* **GOAL OF THE EXERCISE**:
From the first line of the listing below to the line with "19.58, 19.68, 19.82, 19.96];", print each line exactly, and nothing more. Leave out the pictures.

Source code of charts:
____________________

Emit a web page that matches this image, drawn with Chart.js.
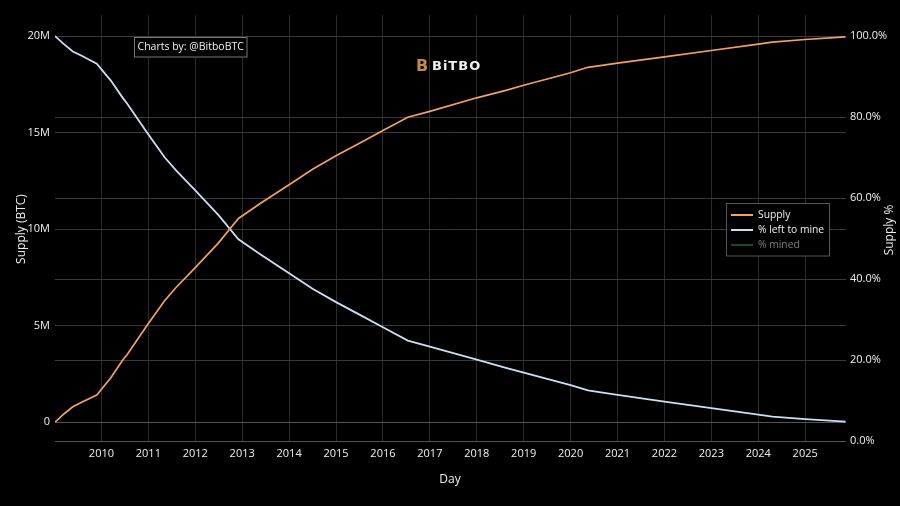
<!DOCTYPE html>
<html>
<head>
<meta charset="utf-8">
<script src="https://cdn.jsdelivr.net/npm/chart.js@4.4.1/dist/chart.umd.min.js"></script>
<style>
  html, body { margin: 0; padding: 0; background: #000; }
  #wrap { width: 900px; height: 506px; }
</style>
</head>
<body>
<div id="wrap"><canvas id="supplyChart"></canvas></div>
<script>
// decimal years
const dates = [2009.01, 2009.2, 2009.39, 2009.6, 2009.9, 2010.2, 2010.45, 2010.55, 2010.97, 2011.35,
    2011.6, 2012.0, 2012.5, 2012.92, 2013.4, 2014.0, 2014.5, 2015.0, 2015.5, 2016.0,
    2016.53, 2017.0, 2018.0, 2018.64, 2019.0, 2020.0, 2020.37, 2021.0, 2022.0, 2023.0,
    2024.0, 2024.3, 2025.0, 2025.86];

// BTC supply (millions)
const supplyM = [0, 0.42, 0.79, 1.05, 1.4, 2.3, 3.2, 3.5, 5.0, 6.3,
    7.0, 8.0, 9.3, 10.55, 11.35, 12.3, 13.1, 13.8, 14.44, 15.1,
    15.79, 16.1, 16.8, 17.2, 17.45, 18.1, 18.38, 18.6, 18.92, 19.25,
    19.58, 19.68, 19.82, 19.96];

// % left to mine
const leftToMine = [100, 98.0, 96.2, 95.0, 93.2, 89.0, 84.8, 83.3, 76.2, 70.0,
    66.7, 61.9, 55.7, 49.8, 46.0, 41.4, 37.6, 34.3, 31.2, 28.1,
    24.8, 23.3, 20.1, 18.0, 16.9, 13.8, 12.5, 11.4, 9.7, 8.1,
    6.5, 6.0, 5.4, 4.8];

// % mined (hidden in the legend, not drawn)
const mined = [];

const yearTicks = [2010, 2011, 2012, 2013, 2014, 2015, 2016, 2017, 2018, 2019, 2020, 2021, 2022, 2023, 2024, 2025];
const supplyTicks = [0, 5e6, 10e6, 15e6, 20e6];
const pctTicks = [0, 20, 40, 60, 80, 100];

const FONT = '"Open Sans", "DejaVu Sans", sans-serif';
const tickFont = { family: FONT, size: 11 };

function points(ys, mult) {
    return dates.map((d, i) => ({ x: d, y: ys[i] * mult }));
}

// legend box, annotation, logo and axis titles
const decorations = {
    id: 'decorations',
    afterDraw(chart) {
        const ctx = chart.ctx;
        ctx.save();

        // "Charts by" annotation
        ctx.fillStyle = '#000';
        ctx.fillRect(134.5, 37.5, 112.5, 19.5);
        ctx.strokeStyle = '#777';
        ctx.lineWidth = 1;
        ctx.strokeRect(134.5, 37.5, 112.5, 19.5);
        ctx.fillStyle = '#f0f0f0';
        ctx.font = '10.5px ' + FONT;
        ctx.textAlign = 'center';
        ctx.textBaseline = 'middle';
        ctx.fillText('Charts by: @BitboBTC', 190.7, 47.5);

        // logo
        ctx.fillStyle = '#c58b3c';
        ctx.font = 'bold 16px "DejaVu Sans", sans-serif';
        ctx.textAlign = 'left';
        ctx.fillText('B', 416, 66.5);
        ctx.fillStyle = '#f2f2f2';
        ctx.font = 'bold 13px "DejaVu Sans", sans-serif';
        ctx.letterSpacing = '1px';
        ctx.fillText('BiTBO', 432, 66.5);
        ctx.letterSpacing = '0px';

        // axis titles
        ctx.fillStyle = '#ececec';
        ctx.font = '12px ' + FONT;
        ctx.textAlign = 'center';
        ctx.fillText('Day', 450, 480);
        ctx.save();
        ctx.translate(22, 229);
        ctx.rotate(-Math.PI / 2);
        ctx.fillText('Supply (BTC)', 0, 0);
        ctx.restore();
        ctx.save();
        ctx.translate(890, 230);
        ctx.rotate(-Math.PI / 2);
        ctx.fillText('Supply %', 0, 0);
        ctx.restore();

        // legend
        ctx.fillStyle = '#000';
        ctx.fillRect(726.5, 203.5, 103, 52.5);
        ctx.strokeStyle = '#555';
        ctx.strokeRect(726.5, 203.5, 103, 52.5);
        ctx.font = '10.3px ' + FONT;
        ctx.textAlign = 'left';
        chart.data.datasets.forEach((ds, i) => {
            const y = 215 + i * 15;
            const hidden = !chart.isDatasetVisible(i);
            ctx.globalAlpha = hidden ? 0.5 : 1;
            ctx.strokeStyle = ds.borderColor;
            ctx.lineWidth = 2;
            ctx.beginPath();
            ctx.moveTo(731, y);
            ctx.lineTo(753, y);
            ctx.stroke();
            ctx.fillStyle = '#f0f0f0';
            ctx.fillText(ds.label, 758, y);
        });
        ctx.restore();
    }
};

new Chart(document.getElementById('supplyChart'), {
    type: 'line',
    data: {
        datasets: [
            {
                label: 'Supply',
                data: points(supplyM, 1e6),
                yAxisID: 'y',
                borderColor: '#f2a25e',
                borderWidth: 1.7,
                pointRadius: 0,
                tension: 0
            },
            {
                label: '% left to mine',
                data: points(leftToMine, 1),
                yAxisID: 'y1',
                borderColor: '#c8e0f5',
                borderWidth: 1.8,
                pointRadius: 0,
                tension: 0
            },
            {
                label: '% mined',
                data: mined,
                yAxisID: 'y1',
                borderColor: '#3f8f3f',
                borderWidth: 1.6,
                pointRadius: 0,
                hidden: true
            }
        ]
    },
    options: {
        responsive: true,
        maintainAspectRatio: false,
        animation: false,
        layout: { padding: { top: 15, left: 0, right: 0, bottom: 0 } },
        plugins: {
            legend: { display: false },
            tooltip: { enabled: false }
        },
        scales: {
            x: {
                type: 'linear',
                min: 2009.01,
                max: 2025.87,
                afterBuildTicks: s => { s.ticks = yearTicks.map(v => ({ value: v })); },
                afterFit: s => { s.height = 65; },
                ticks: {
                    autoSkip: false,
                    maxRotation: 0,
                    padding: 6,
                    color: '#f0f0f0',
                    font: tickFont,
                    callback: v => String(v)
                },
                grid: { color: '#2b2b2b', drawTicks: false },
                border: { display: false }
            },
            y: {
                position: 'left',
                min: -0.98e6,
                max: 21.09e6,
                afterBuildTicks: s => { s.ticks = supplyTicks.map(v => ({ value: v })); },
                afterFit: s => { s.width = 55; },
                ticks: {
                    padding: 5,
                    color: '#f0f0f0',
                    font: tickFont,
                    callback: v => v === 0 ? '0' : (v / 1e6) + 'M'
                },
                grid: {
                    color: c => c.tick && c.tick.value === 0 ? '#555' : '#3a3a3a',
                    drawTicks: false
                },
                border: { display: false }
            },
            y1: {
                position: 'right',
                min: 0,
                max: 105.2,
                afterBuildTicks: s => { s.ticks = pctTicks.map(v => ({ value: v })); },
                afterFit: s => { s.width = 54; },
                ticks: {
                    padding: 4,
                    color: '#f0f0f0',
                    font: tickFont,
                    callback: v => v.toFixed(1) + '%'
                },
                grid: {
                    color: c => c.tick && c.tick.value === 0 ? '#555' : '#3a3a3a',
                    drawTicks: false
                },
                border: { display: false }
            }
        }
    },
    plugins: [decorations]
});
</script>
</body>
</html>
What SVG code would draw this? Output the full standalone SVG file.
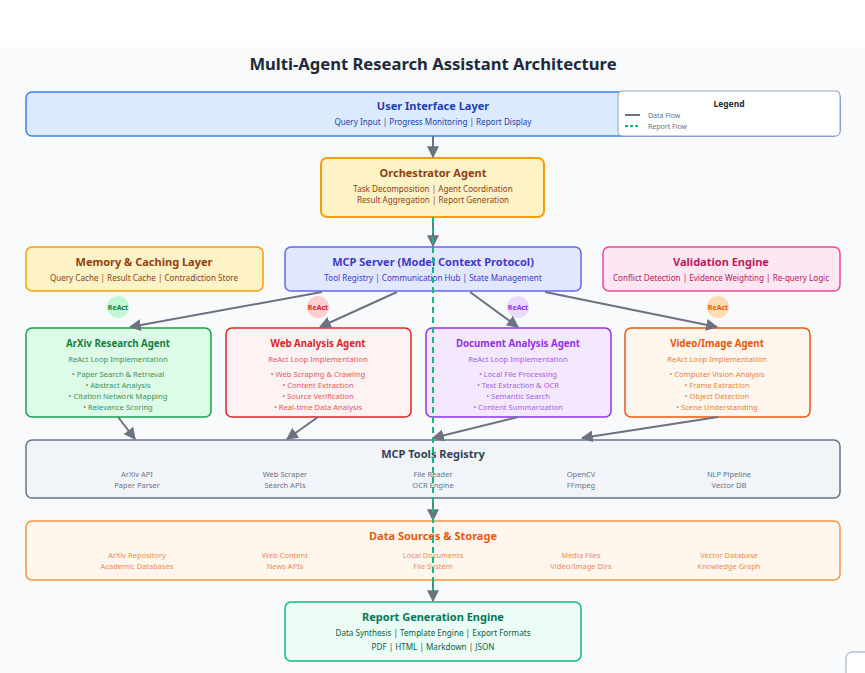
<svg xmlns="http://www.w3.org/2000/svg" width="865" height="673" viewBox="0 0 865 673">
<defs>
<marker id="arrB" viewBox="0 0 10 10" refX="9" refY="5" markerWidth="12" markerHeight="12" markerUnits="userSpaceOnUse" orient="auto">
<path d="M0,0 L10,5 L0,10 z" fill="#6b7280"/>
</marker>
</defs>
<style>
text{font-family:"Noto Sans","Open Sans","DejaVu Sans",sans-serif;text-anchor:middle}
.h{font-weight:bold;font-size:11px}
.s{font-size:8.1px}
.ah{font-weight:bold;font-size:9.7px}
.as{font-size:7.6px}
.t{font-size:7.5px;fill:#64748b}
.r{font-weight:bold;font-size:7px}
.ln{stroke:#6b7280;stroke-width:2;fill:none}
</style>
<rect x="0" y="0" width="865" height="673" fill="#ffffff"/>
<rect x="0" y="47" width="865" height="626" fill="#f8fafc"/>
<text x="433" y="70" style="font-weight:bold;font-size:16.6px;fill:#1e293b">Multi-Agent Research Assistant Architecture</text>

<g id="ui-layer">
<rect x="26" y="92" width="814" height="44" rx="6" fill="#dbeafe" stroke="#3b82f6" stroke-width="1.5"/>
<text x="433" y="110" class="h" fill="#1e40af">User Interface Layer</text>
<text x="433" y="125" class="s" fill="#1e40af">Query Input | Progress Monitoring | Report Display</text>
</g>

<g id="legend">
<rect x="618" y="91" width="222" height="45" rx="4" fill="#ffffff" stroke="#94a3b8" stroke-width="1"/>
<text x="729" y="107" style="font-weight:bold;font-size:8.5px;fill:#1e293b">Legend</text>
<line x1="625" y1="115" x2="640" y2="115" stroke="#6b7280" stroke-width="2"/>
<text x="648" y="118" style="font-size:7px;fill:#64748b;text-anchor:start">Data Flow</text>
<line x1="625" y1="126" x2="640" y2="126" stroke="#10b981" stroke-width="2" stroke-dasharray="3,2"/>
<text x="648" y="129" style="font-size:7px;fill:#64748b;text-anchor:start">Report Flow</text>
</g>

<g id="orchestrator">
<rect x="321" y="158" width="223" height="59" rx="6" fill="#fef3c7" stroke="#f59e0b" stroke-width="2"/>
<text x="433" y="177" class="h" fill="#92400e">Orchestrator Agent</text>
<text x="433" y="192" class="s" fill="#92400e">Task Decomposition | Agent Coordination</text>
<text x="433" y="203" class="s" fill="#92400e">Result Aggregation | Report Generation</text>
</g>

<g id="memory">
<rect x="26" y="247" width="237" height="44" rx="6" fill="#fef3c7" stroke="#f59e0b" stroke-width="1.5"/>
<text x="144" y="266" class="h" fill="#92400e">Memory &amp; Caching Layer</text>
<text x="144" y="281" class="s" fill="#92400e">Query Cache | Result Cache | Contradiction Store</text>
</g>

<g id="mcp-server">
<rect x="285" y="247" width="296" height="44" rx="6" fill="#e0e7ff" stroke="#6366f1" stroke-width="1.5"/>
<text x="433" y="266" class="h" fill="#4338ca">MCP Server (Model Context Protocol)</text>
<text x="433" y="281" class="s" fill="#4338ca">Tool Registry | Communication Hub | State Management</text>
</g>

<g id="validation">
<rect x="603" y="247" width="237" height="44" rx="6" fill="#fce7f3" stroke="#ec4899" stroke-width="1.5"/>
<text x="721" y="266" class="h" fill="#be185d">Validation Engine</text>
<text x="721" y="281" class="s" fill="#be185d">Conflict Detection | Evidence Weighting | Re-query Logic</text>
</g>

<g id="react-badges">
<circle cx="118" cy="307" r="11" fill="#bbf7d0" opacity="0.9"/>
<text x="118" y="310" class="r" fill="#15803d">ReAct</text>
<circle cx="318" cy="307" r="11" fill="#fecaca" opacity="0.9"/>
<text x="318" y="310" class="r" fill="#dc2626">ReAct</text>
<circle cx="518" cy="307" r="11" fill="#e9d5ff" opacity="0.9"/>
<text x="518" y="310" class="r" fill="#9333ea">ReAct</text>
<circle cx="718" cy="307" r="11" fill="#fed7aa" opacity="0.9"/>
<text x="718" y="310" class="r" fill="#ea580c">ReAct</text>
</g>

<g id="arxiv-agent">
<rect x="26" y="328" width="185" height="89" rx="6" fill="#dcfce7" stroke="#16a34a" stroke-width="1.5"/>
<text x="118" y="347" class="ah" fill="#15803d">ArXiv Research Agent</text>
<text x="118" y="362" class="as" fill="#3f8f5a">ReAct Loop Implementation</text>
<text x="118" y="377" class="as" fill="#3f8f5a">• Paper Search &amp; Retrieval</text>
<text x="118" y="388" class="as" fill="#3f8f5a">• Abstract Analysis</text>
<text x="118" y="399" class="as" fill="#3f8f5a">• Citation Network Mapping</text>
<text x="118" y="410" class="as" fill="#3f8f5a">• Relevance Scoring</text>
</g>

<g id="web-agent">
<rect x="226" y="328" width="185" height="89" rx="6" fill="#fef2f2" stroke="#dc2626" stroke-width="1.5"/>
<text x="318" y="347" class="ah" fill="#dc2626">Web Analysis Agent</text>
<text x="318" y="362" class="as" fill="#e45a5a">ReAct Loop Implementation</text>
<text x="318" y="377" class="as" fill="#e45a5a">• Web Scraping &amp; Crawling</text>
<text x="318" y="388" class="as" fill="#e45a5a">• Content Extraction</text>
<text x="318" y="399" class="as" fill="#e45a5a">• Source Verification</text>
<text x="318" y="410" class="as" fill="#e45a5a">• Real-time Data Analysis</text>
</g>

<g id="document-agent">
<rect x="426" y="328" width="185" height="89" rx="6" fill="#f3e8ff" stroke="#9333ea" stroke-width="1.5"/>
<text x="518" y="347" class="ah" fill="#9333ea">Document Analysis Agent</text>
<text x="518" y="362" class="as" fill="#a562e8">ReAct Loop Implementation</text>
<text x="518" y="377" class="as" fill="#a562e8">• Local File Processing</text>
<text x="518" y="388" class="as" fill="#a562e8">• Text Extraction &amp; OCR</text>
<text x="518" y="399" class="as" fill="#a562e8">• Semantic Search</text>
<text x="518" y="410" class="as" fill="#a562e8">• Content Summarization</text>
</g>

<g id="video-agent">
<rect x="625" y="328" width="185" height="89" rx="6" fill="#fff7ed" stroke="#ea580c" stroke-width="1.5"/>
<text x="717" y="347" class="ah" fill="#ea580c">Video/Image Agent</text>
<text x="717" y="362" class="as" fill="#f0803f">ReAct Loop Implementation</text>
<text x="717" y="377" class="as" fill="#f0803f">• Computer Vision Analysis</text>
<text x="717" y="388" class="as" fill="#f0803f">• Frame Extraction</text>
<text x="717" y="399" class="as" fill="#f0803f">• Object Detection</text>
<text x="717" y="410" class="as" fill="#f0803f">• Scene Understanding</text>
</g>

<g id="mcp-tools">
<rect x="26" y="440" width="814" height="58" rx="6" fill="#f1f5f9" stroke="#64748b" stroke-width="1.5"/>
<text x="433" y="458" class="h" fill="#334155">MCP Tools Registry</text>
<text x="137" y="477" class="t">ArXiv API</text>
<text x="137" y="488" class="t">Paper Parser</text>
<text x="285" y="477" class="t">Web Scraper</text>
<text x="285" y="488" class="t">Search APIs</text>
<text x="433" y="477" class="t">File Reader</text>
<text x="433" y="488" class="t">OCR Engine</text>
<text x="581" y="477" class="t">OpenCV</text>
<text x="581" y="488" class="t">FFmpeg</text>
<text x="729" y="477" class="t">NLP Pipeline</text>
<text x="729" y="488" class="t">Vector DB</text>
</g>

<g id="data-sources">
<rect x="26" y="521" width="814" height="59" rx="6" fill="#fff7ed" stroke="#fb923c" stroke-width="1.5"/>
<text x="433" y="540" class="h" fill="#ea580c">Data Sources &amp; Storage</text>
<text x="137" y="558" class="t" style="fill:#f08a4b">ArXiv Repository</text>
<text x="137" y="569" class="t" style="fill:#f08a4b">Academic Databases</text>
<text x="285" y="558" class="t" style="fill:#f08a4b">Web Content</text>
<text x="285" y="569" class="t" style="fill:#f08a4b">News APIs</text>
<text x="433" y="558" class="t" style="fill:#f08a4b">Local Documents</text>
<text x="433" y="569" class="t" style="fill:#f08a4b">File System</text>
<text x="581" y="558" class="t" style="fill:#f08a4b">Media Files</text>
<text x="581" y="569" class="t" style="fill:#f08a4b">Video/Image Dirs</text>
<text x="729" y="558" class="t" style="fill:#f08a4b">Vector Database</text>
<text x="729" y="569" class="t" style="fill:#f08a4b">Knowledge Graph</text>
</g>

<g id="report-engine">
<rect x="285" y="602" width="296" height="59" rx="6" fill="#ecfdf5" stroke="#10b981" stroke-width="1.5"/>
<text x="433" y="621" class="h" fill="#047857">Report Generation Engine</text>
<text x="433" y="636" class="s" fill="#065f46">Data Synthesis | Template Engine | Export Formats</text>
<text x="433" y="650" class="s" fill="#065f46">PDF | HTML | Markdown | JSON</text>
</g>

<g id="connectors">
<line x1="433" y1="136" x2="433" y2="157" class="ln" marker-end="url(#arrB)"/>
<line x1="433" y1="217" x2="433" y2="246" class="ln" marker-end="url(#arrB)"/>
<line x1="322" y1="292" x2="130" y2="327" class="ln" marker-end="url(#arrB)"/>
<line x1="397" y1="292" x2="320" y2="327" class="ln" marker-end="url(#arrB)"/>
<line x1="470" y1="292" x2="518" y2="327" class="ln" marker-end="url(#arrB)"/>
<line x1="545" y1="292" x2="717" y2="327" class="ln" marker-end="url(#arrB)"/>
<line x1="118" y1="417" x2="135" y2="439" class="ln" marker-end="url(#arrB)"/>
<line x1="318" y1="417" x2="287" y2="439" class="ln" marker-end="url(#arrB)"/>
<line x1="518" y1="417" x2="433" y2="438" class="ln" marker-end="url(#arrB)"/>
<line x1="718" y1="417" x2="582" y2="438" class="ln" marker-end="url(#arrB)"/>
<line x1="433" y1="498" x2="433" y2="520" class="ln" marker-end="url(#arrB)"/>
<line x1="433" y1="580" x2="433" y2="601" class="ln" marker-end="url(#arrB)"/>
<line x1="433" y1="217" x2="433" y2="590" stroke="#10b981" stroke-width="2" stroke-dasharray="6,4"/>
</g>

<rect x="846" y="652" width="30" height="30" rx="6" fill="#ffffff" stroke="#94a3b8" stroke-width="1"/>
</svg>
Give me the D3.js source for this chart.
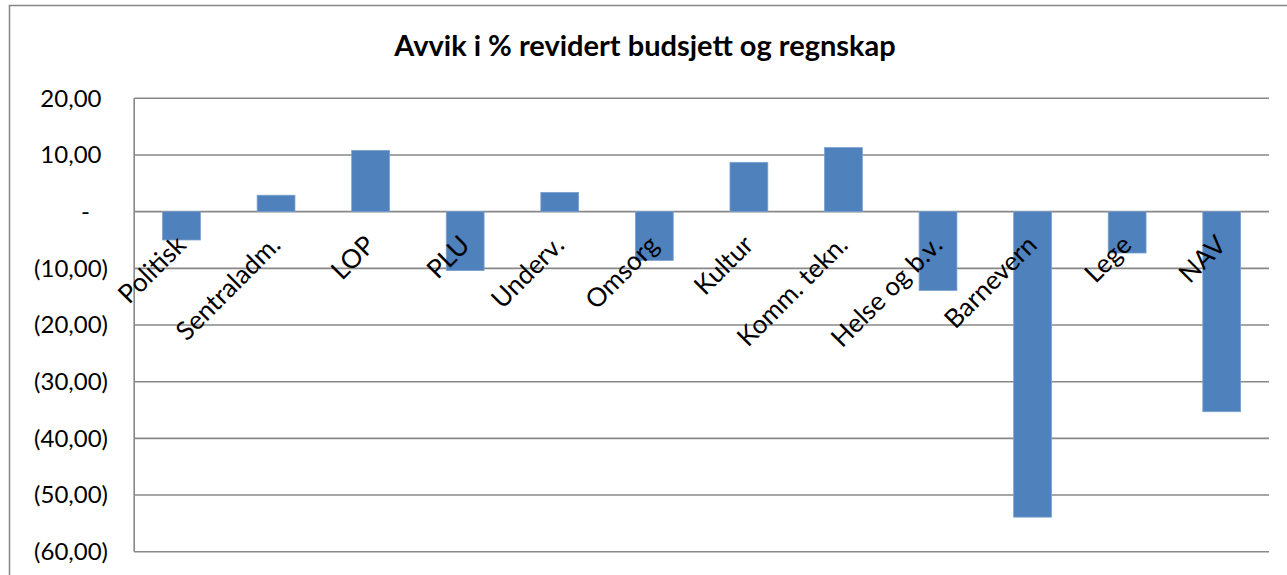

____________________

* **FINISHED TASK**:
Emit a web page that matches this image, drawn with Chart.js.
<!DOCTYPE html>
<html>
<head>
<meta charset="utf-8">
<script src="https://cdn.jsdelivr.net/npm/chart.js@4.4.1/dist/chart.umd.min.js"></script>
<style>
  html, body { margin: 0; padding: 0; background: #000; }
  #wrap { width: 900px; height: 506px; }
</style>
</head>
<body>
<div id="wrap"><canvas id="supplyChart"></canvas></div>
<script>
// decimal years
const dates = [2009.01, 2009.2, 2009.39, 2009.6, 2009.9, 2010.2, 2010.45, 2010.55, 2010.97, 2011.35,
    2011.6, 2012.0, 2012.5, 2012.92, 2013.4, 2014.0, 2014.5, 2015.0, 2015.5, 2016.0,
    2016.53, 2017.0, 2018.0, 2018.64, 2019.0, 2020.0, 2020.37, 2021.0, 2022.0, 2023.0,
    2024.0, 2024.3, 2025.0, 2025.86];

// BTC supply (millions)
const supplyM = [0, 0.42, 0.79, 1.05, 1.4, 2.3, 3.2, 3.5, 5.0, 6.3,
    7.0, 8.0, 9.3, 10.55, 11.35, 12.3, 13.1, 13.8, 14.44, 15.1,
    15.79, 16.1, 16.8, 17.2, 17.45, 18.1, 18.38, 18.6, 18.92, 19.25,
    19.58, 19.68, 19.82, 19.96];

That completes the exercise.